Sekretariat Wspólnoty Energetycznej uważa również, że ze względu na duży udział państwa rynek potrzebuje niezależnego od wpływów władzy regulatora energetyki. Taki organ powinien pomagać w tworzeniu sprawiedliwej sytuacji dla konsumentów i uczestników rynku – producentów i dostawców. Jednocześnie powinien być wolny od wpływów politycznych, tak aby rząd mógł ograniczyć swoją ingerencję w rynek do minimum.
Europejscy eksperci przypominają, że Ukraina po prostu nie będzie mogła przystąpić do Unii Europejskiej bez niezależnego regulatora na rynku energii.
Ministerstwo Energii, komisja krajowa, która wykonuje regulacje państwowe w sferze energetyki i usług komunalnych i rząd muszą podjąć wiele niepopularnych decyzji w sprawie rozwiązania problemu zadłużenia, a także poprawy dyscypliny płatniczej wytwórców, odbiorców, dostawców i eksporterów. Zapożyczyć najlepsze przykłady przezwyciężania kryzysu płatniczego od krajów europejskich.
Szef parlamentarnej komisji ds. energii, mieszkalnictwa i usług komunalnych Andrii Gerus zwraca uwagę na potrzebę równowagi finansowej wszystkich spółek taryfowych regulowanych, a także dyscypliny finansowej i surowych sankcji za brak płatności.
„Pierwsza dotyczy możliwości płacenia, taryfy niektórych firm nie obejmują aktualnej ceny prądu. Druga to chęć płacenia. Są firmy, które potrafią płacić, mają dobre zyski i płynność, ale rezygnują z płacenia, bo myślą, że i tak będzie można żyć” – podsumowuje Gerus.

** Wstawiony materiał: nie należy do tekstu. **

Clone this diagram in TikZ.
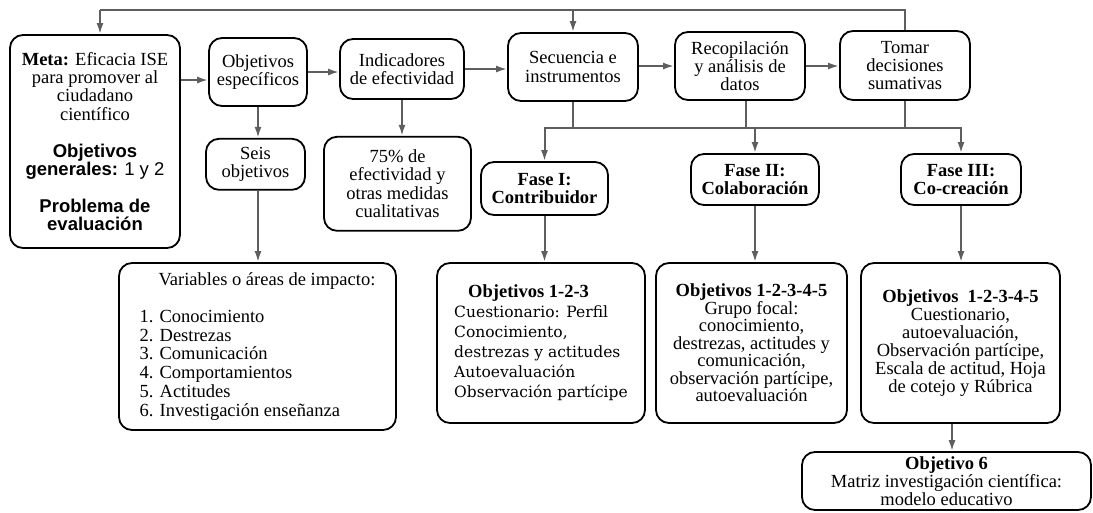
\documentclass[tikz,border=0pt]{standalone}
\usepackage{fontspec}
\setmainfont{Liberation Serif}
\setsansfont{Liberation Sans}
\newfontfamily\slabfont{DejaVu Serif}
\usepackage{tikz}
\usetikzlibrary{arrows.meta,positioning,calc}
\definecolor{Wire}{HTML}{5E5E5E}
\newcommand{\cellfont}{\fontsize{18.5pt}{18.3pt}\selectfont}

\begin{document}
\begin{tikzpicture}[
  x=1pt,y=-1pt,
  stage/.style={draw=black,line width=1.8pt,rounded corners=13pt,align=center,inner sep=0pt,font=\cellfont},
  line/.style={draw=Wire,line width=2pt},
  arrow/.style={line,-{Latex[length=11pt,width=7pt]}}
]
\useasboundingbox (0,0) rectangle (1093,512);
% evaluation chain
\node[stage,minimum width=170pt,minimum height=213pt] (meta) at (95,141.5)
  {\textbf{Meta:} Eficacia ISE\\para promover al\\ciudadano\\científico\\[19pt]
   {\sffamily\bfseries Objetivos}\\{\sffamily\bfseries generales:} {\sffamily 1 y 2}\\[18pt]
   {\sffamily\bfseries Problema de}\\{\sffamily\bfseries evaluación}};
\node[stage,minimum width=98pt,minimum height=68pt] (objesp) at (258,72) {Objetivos\\específicos};
\node[stage,minimum width=124pt,minimum height=60pt] (ind) at (402,69) {Indicadores\\de efectividad};
\node[stage,minimum width=130pt,minimum height=68pt] (sec) at (573,67) {Secuencia e\\instrumentos};
\node[stage,minimum width=130pt,minimum height=68pt] (recop) at (740,66) {Recopilación\\y análisis de\\datos};
\node[stage,minimum width=130pt,minimum height=69pt] (tomar) at (905,65.5) {Tomar\\decisiones\\sumativas};
\node[stage,minimum width=99pt,minimum height=51pt,below=31pt of objesp,xshift=-2.5pt] (seis) {Seis\\objetivos};
\node[stage,minimum width=147pt,minimum height=94pt,below=36pt of ind,xshift=-4.5pt] (pct) {75\% de\\efectividad y\\otras medidas\\cualitativas};
% fases
\node[stage,minimum width=127pt,minimum height=53pt] (faseI) at (544.5,188.5) {\textbf{Fase I:}\\\textbf{Contribuidor}};
\node[stage,minimum width=128pt,minimum height=51pt] (faseII) at (755,179.5) {\textbf{Fase II:}\\\textbf{Colaboración}};
\node[stage,minimum width=120pt,minimum height=51pt] (faseIII) at (961,179.5) {\textbf{Fase III:}\\\textbf{Co-creación}};
% instrumentos
\node[stage,minimum width=277pt,minimum height=167pt,align=left,font=\fontsize{18.5pt}{18.8pt}\selectfont] (vars) at (257.5,346.5)
  {\hspace*{19pt}Variables o áreas de impacto:\\[18pt]
   1. Conocimiento\\2. Destrezas\\3. Comunicación\\4. Comportamientos\\5. Actitudes\\6. Investigación enseñanza};
\node[stage,minimum width=208pt,minimum height=160pt,align=left,font=\fontsize{18.5pt}{20pt}\selectfont] (obja) at (541,343)
  {\hspace*{14pt}\textbf{Objetivos 1-2-3}\\
   {\slabfont\fontsize{15.5pt}{20pt}\selectfont Cuestionario: Perfil}\\
   {\slabfont\fontsize{15.5pt}{20pt}\selectfont Conocimiento,}\\
   {\slabfont\fontsize{15.5pt}{20pt}\selectfont destrezas y actitudes}\\
   {\slabfont\fontsize{15.5pt}{20pt}\selectfont Autoevaluación}\\
   {\slabfont\fontsize{15.5pt}{20pt}\selectfont Observación partícipe}};
\node[stage,minimum width=191pt,minimum height=160pt,font=\fontsize{18.5pt}{17.5pt}\selectfont] (objb) at (751.5,343)
  {\textbf{Objetivos 1-2-3-4-5}\\Grupo focal:\\conocimiento,\\destrezas, actitudes y\\comunicación,\\observación partícipe,\\autoevaluación};
\node[stage,minimum width=199pt,minimum height=160pt,font=\fontsize{18.5pt}{18pt}\selectfont] (objc) at (960.5,343)
  {\textbf{Objetivos\ \ 1-2-3-4-5}\\Cuestionario,\\autoevaluación,\\Observación partícipe,\\Escala de actitud, Hoja\\de cotejo y Rúbrica};
\node[stage,minimum width=289pt,minimum height=58pt,font=\fontsize{18.5pt}{16.7pt}\selectfont] (obj6) at (946.5,481)
  {\textbf{Objetivo 6}\\Matriz investigación científica:\\modelo educativo};
% connectors
\coordinate (loop) at (100,9.5);
\coordinate (bus) at (0,128);
\draw[line] (tomar.north) |- (loop);
\draw[arrow] (loop) -- (loop |- meta.north);
\draw[arrow] (sec.north |- loop) -- (sec.north);
\draw[arrow] (meta.east |- 0,80) -- (objesp.west |- 0,80);
\draw[arrow] (objesp.east) -- (objesp.east -| ind.west);
\draw[arrow] (ind.east) -- (ind.east -| sec.west);
\draw[arrow] (sec.east |- recop.west) -- (recop.west);
\draw[arrow] (recop.east) -- (recop.east -| tomar.west);
\draw[arrow] (objesp.south) -- (objesp.south |- seis.north);
\draw[arrow] (objesp.south |- seis.south) -- (objesp.south |- vars.north);
\draw[arrow] (ind.south) -- (ind.south |- pct.north);
\draw[line] (sec.south) -- (sec.south |- bus);
\draw[line] ([xshift=6pt]recop.south) -- ([xshift=6pt]recop.south |- bus);
\draw[line] (tomar.south) -- (tomar.south |- bus);
\draw[line] (sec.south |- bus) -- (tomar.south |- bus);
\draw[arrow] (sec.south |- bus) -| (faseI.north);
\draw[arrow] (tomar.south |- bus) -| (faseIII.north);
\draw[arrow] (faseII.north |- bus) -- (faseII.north);
\draw[arrow] (faseI.south) -- (faseI.south |- obja.north);
\draw[arrow] (faseII.south) -- (faseII.south |- objb.north);
\draw[arrow] (faseIII.south) -- (faseIII.south |- objc.north);
\draw[arrow] ([xshift=-8.5pt]objc.south) -- ([xshift=-8.5pt]objc.south |- obj6.north);
\end{tikzpicture}
\end{document}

Można odnieść wrażenie, że władze niespecjalnie chcą się obecnie zajmować długami. Do takiego wniosku doszło wielu analityków po wypowiedziach zastępcy szefa Kancelarii Prezydenta Rostysława Szurmy, któremu przypisuje się nadzorowanie sektora energetycznego.
„Rozwiązanie systemowe może zapewnić jedynie pewne źródło funduszy na spłatę długów. Czy muszą one zostać spłacone? Zdecydowanie tak. Czy jest to priorytet nr 1 w czasach wojny? Nie, nie jest. Ponieważ w czasie wojny priorytetem nr 1 jest finansowanie obrony naszego kraju. Kiedy będziemy bliżej końca wojny i stabilizacji finansów, zaproponujemy jasny harmonogram spłaty zadłużenia” – powiedział Szurma zapytany, czy ma wizję systemowego rozwiązania problemu zadłużenia.